If you’re aiming to become a data engineer in North America, especially as an international student, it’s important to follow a clear and steady learning path. The basics start with getting comfortable in Python and SQL. Python works well for handling data, automating scripts, and building ETL pipelines; SQL is the standard for querying databases, and you’ll need it wherever you go. Many beginners only learn simple SELECT queries, but that’s just scratching the surface. You’ll want to get good at JOINs, window functions, subqueries, grouping, and sorting.

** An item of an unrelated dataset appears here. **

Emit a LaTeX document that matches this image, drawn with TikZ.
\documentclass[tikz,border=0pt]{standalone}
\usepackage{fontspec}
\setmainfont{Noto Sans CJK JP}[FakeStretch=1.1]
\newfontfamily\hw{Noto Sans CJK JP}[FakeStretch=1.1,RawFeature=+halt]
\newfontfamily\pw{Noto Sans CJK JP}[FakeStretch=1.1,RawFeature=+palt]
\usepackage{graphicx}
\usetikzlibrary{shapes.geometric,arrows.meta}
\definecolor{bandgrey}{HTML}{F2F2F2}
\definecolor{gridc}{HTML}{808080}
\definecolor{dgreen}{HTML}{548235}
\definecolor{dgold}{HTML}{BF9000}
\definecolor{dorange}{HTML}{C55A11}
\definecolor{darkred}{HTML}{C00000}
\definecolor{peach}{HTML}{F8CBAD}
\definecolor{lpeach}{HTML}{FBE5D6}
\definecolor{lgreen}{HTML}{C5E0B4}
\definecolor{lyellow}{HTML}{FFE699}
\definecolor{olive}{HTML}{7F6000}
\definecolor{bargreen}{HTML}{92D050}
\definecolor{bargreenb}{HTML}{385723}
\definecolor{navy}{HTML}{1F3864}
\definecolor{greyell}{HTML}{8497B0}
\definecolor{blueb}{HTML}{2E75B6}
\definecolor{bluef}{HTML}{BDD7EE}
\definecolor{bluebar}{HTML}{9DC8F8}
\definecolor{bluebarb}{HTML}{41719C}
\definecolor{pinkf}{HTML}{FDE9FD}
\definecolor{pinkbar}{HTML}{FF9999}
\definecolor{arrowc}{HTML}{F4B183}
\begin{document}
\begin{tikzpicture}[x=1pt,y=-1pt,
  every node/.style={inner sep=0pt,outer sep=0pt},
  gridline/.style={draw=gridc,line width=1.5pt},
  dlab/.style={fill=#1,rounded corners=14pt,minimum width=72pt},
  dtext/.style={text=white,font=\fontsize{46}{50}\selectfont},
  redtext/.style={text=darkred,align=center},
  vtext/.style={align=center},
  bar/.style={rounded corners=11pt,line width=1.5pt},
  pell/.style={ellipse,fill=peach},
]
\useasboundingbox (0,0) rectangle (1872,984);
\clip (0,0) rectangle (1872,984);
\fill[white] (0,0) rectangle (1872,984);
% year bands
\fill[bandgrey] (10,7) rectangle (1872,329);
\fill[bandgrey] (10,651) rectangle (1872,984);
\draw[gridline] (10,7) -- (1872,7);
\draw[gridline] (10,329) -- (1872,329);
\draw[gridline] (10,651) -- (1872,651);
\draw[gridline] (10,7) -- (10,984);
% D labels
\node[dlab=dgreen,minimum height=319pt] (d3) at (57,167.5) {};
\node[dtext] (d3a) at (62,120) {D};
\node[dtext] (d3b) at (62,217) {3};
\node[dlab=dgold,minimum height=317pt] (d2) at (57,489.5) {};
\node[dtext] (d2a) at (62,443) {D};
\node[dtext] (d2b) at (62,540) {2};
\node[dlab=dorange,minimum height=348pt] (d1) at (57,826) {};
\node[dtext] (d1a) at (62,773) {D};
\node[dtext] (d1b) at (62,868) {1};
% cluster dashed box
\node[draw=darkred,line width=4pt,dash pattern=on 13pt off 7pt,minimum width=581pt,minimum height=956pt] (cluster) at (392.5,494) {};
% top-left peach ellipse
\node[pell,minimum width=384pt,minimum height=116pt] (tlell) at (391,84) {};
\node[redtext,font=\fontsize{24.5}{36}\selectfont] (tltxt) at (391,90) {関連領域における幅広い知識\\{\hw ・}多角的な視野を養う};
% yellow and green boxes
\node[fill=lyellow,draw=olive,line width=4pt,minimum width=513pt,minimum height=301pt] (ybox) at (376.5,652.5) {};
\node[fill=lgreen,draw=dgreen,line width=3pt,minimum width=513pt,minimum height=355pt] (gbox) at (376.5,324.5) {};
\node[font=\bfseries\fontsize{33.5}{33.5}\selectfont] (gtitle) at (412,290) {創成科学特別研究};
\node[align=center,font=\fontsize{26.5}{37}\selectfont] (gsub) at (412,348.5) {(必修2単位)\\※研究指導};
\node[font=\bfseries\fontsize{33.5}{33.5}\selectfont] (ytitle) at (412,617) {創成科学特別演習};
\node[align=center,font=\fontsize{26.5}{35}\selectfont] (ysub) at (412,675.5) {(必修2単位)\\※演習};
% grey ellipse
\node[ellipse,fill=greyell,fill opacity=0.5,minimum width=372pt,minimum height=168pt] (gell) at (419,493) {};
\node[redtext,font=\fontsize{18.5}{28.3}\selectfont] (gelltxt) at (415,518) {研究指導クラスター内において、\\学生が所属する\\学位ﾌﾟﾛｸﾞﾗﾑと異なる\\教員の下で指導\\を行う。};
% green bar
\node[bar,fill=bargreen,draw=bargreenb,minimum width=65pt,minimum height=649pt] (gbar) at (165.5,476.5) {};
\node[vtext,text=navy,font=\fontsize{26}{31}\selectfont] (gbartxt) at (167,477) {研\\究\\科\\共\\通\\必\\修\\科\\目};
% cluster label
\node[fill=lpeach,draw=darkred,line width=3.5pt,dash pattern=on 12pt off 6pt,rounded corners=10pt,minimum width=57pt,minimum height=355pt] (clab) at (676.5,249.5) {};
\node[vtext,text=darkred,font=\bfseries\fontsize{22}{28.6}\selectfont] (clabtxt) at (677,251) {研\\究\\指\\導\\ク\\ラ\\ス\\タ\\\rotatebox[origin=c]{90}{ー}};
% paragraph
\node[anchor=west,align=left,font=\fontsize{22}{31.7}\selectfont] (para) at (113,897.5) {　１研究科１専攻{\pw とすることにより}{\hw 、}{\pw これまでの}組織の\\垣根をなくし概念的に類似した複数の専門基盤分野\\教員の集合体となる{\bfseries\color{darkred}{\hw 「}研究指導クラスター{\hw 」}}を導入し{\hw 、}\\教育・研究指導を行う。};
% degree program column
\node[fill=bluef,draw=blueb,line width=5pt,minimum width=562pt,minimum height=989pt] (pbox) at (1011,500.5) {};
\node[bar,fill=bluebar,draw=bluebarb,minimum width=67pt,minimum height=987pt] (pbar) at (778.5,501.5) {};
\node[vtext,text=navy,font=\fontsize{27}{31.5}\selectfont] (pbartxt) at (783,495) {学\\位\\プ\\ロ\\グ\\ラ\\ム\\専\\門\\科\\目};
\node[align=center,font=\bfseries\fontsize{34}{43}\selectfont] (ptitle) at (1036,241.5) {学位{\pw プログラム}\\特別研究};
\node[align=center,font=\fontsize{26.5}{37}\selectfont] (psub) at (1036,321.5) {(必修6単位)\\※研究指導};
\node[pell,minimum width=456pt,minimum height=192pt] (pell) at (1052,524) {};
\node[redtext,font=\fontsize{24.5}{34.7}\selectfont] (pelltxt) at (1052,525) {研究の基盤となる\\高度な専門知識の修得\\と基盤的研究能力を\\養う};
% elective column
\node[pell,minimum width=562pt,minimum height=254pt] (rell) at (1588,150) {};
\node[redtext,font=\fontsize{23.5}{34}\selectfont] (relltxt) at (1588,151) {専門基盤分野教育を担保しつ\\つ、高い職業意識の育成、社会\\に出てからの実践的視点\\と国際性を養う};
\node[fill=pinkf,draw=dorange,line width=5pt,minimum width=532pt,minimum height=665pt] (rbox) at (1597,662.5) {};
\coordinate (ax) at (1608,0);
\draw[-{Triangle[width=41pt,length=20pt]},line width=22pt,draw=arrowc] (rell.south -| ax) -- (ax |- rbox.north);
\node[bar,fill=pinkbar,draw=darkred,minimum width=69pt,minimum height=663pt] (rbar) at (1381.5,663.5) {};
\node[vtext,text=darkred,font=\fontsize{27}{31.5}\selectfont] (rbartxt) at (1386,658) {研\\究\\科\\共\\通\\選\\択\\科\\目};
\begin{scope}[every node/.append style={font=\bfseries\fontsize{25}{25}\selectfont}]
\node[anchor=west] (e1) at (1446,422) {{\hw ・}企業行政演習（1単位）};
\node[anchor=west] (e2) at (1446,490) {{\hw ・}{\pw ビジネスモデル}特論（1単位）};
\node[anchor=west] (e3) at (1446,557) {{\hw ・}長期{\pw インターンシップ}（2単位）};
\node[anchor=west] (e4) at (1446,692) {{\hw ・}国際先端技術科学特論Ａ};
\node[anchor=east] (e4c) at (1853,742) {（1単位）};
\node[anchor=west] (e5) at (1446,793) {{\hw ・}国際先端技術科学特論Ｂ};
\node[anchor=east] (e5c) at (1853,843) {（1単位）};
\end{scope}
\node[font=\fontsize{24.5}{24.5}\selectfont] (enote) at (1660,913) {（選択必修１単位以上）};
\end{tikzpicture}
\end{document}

Besides coding, understanding databases is key. Relational databases like MySQL and PostgreSQL are common, but it’s also helpful to know about non-relational ones such as MongoDB and Redis. Learning about databases isn’t just about knowing how to use tools — it’s about understanding concepts like indexes, transactions, and normalization. This will help you design good data structures down the line. Then, you should get familiar with data modeling and data warehouse basics — things like star and snowflake schemas, dimension and fact tables, which set the stage for ETL processes.

Data pipelines are a core part of a data engineer’s job. You need to collect data from sources, process it, and store it somewhere, like a database or data warehouse. Key tools to learn include Airflow for scheduling workflows, Spark for big data processing, and Kafka for real-time data streams. A good way to learn is by building projects: grab data from public APIs, store it in a database, and run cleaning tasks on a schedule.
Cloud skills are a bonus. Many North American companies use AWS, GCP, or Azure. For example, AWS S3 stores files, Redshift works as a data warehouse, and Glue handles ETL jobs. GCP’s BigQuery is popular too. Building some small projects on these platforms will give you an edge during interviews.
When it comes to projects, it’s better to start simple rather than jump straight into complicated AI stuff. Work through the basics: find data, clean it, build databases, schedule jobs, and output results step by step. Put your projects on GitHub with clear explanations and flowcharts — this really shows you know your stuff.
Lastly, for job hunting preparation, don’t just list tools on your resume. Focus on how you use them to solve real problems. Interviews often test SQL, data modeling, and system design, so practicing these topics helps build confidence. This path isn’t easy, but with clear goals and persistence, you can land a good data engineering job in North America.